Day 2 was a grueling day, punctuated by those pesky shardy, rocky plains which I am so very fond of. We traversed a 2-3km section dubbed ‘Mars’; red, dusty and marsy. Approaching checkpoint two, trail-running experience would have been spot-on as Tim and I battled down what seemed like endless rocky, shingly, heavily contoured terrain. Having almost been broken before checkpoint three, it was no short of a miracle what greeted us nek - hot, black bitumen, close to km of the stuff. The first three-or-so km were up-hill but it was the next seven downhill that were the saving grace. Deek and Monaghetti suddenly began their surge to the finish, swallowing up 12 places in the process. All in all, after 5:40 spent on course, it was a terrific feeling to finish.
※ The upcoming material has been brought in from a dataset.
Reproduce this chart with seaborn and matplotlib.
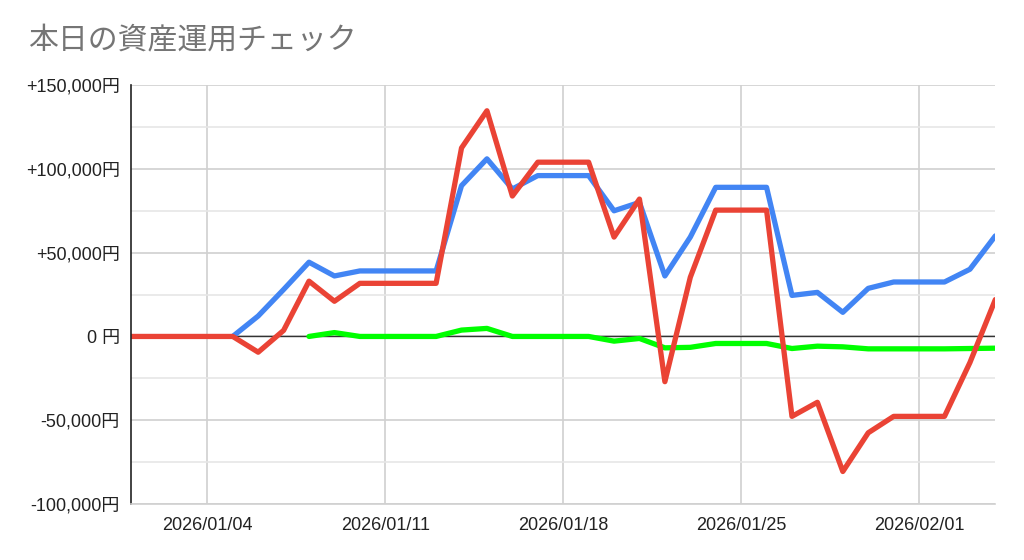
import pandas as pd
import seaborn as sns
import matplotlib.pyplot as plt
import matplotlib.dates as mdates
from matplotlib.ticker import FuncFormatter, MultipleLocator

# daily dates 2026/01/01 - 2026/02/04
dates = pd.date_range("2026-01-01", "2026-02-04", freq="D")

# blue series (starts 01/05)
blue = [None, None, None, None,
        0, 12200, 28000, 44300, 36100, 39100, 39100, 39100, 39100,
        90000, 106000, 88000, 96000, 96000, 96000, 75000, 80000,
        36100, 59300, 89000, 89000, 89000, 24500, 26300, 14400,
        28700, 32500, 32500, 32500, 40100, 60000]

# red series
red = [0, 0, 0, 0, 0, -9400, 3600, 33000, 21000, 31700, 31700, 31700, 31700,
       112500, 134700, 83800, 104000, 104000, 104000, 59300, 82000,
       -27000, 35300, 75400, 75400, 75400, -47700, -39300, -80600,
       -57500, -47700, -47700, -47700, -15600, 22000]

# green series (starts 01/08)
green = [None, None, None, None, None, None, None,
         0, 2300, 0, 0, 0, 0, 3800, 4800, 0, 0, 0, 0, -2800, -1200,
         -6800, -6500, -4200, -4200, -4200, -7200, -5800, -6200,
         -7400, -7400, -7400, -7400, -7200, -7000]

series_names = ["blue", "green", "red"]
colors = {"blue": "#4285F4", "green": "#00FF00", "red": "#EA4335"}


def yen(v, pos):
    if v == 0:
        return "0 円"
    if v > 0:
        return "+{:,.0f}円".format(v)
    return "{:,.0f}円".format(v)


def main():
    df = pd.DataFrame({"date": dates, "blue": blue, "green": green, "red": red})
    long = df.melt(id_vars="date", value_vars=series_names,
                   var_name="series", value_name="value").dropna()
    long["value"] = long["value"].astype(float)

    sns.set_style("white")
    plt.rcParams["font.family"] = ["Liberation Sans", "Noto Sans CJK JP", "DejaVu Sans"]

    fig = plt.figure(figsize=(10.24, 5.6), dpi=100)
    ax = fig.add_axes([0.128, 0.1, 0.844, 0.748])

    sns.lineplot(data=long, x="date", y="value", hue="series",
                 hue_order=series_names, palette=colors,
                 linewidth=3.8, legend=False, ax=ax)

    ax.set_xlim(dates[0], dates[-1])
    ax.set_ylim(-100000, 150000)

    # grid
    ax.yaxis.set_major_locator(MultipleLocator(50000))
    ax.yaxis.set_minor_locator(MultipleLocator(25000))
    ax.xaxis.set_major_locator(mdates.WeekdayLocator(byweekday=mdates.SU))
    ax.xaxis.set_major_formatter(mdates.DateFormatter("%Y/%m/%d"))
    ax.yaxis.set_major_formatter(FuncFormatter(yen))
    ax.grid(True, which="major", color="#d0d0d0", linewidth=1.2)
    ax.grid(True, which="minor", axis="y", color="#e6e6e6", linewidth=1.2)
    ax.axhline(0, color="#333333", linewidth=1.0, zorder=1.5)
    ax.set_axisbelow(True)

    for s in ["top", "right"]:
        ax.spines[s].set_visible(False)
    ax.spines["left"].set_color("#222222")
    ax.spines["left"].set_linewidth(1.2)
    ax.spines["bottom"].set_color("#d0d0d0")
    ax.spines["bottom"].set_linewidth(1.2)

    ax.tick_params(axis="both", which="both", length=0, labelsize=13,
                   colors="#222222")
    ax.tick_params(axis="y", pad=8)
    ax.tick_params(axis="x", pad=9)
    ax.set_xlabel("")
    ax.set_ylabel("")

    fig.text(0.027, 0.927, "本日の資産運用チェック", fontsize=21.5,
             color="#757575", family=["Noto Sans CJK JP"], va="center")

    fig.savefig("out.png", dpi=100, facecolor="white")


if __name__ == "__main__":
    main()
Can I pleaaasseee give a big shout-out to K.Hill who turns 21 today, like an absolute bauce, no doubt.
We arrived at Saturday's campsite sometime in the afternoon and were greeted by the who's who of the ultra-indie Xinjian Province music scene. The trip to the XP proved relatively no frills aside from the escarpment cum mountain that seemed to disappear as the bus approached it exposing it's occupants to sheer mountain face. Suffice to say, Tim and I were not alone in our trousers.
Gobi March 2012 was opened at 8:00am Sunday morning - a revised first day of 32km. Tim and I started well and were strong through checkpoint one. Between checkpoints one, a few stream crossing and a diabolic amount of shardy, rocky plains our form remained reasonable. The last 8-10 kms was tough as the weights (13kg) of our packs caught up and caused our necks/traps grief. Our jog slowed and soreness, fatigue, wind and a touch of nausea caused us to walk. Despite this,Tashpushka (a small town and campsite 2) beckoned and we crossed the line 38th of 160th.
For something different, we'.re going running tomorrow.